Un autre membre de l’Église évangélique de Savannakhet confie qu’il regrette l’inaction de l’État devant le sort de cette famille, alors que selon lui, la loi laotienne garantit en principe l’assistance du gouvernement et une poursuite judiciaire des coupables en cas de persécution religieuse. Il ajoute qu’il est inquiet parce qu’il semble que les autorités ne respectent pas les engagements du gouvernement central à offrir une protection légale des minorités comme les chrétiens.

Au cours des dernières années, plusieurs organisations ont enregistré une série d’attaques contre les chrétiens au Laos, alors que la nation communiste, qui compte près de 7 millions d’habitants, a pourtant voté une loi nationale en 2019 garantissant la liberté de religion, sous certaines conditions. Toutefois, cette loi n’a eu que peu d’effets dans beaucoup de régions, en particulier dans les zones rurales du Laos, où les chrétiens sont souvent harcelés et menacé d’expulsion à cause de leur foi, beaucoup de villageois bouddhistes considérant le christianisme comme une religion étrangère.

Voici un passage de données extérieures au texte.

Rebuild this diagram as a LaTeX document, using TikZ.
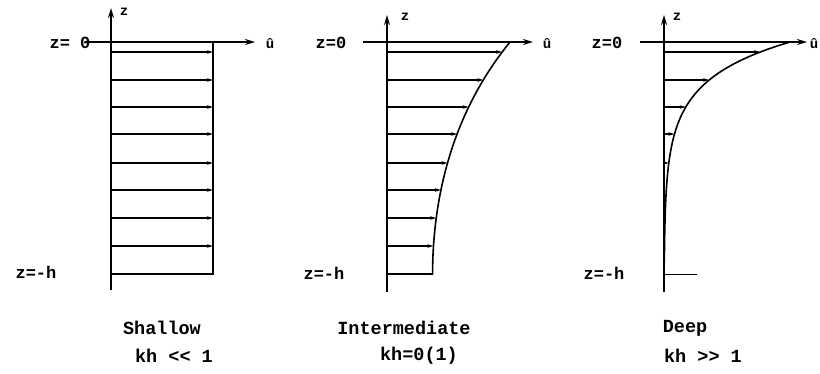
\documentclass[tikz,border=0pt]{standalone}
\usepackage{fontspec}
\setmainfont{Liberation Mono}[Ligatures=ResetAll]
\usetikzlibrary{arrows.meta}
\tikzset{
  axis/.style={line width=1.6pt,-{Stealth[length=10pt,width=6pt]}},
  prof/.style={line width=1.6pt},
  vel/.style={line width=1.1pt,-{Stealth[length=6pt,width=3.5pt]}},
  lbl/.style={font=\fontsize{18.5}{20}\selectfont\bfseries},
  tag/.style={font=\fontsize{17}{19}\selectfont\bfseries},
  ztag/.style={font=\fontsize{14}{16}\selectfont\bfseries}
}

\begin{document}
\begin{tikzpicture}[x=1pt,y=-1pt]
  \useasboundingbox (0,0) rectangle (820,373);
  % shallow
  \draw[axis](111,290)--(111,8);
  \draw[axis](85,42)--(255,42);
  \node[ztag] (zA) at (124,12){z};
  \node[ztag] (uA) at (270,44){û};
  \node[tag] (zeroA) at (70,43){z= 0};
  \node[tag] (hA) at (36,272){z=-h};
  \draw[prof](111,274)--(213,274)--(213,42);
  \foreach \d in {10,38,65,92,121,148,176,204}
    \draw[vel](111,42+\d)--(213,42+\d);
  \node[lbl] (nameA) at (162,328){Shallow};
  \node[lbl] (kA) at (174,356){kh <\kern0pt< 1};
  % intermediate
  \draw[axis](387,292)--(387,15);
  \draw[axis](363,42)--(533,42);
  \node[ztag] (zB) at (405,17){z};
  \node[ztag] (uB) at (547,44){û};
  \node[tag] (zeroB) at (331,43){z=0};
  \node[tag] (hB) at (324,273){z=-h};
  \draw[prof](387,274)--({387+123/cosh(1.65)},274)
    -- plot[domain=232:0,samples=40]({387+123*cosh(1.65*(232-\x)/232)/cosh(1.65)},{42+\x});
  \foreach \d in {10,38,65,92,121,148,176,204}
    \draw[vel](387,42+\d)--({387+123*cosh(1.65*(232-\d)/232)/cosh(1.65)},42+\d);
  \node[lbl] (nameB) at (404,328){Intermediate};
  \node[lbl] (kB) at (419,356){kh=0(1)};
  % deep
  \draw[axis](664,292)--(664,15);
  \draw[axis](640,42)--(807,42);
  \node[ztag] (zC) at (677,17){z};
  \node[ztag] (uC) at (814,44){û};
  \node[tag] (zeroC) at (607,43){z=0};
  \node[tag] (hC) at (604,273){z=-h};
  \draw[prof] plot[domain=0:220,samples=60]({664+126*exp(-0.027*\x)},{42+\x});
  \draw[line width=1pt](664,274)--(697,274);
  \foreach \d in {10,38,65,92,121}
    \draw[vel](664,42+\d)--({664+126*exp(-0.027*\d)},42+\d);
  \node[lbl] (nameC) at (685,328){Deep};
  \node[lbl] (kC) at (703,356){kh >\kern0pt> 1};
\end{tikzpicture}
\end{document}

Récemment, après les dernières affaires, l’Alliance pour la démocratie au Laos, un groupe contrôlant la situation des droits de l’homme dans le pays, a appelé le Haut-Commissariat des Nations unies aux droits de l’homme (OHCHR) à insister auprès du gouvernement laotien afin de le pousser à faire respecter la liberté religieuse et à venir en aide immédiatement à la famille persécutée. Le 17 mars, le groupe a adressé un communiqué au bureau de l’OHCHR pour l’Asie du Sud-Est en condamnant fermement les violences contre la famille, l’inaction du gouvernement et les pressions subies pour faire supprimer les publications sur les réseaux sociaux.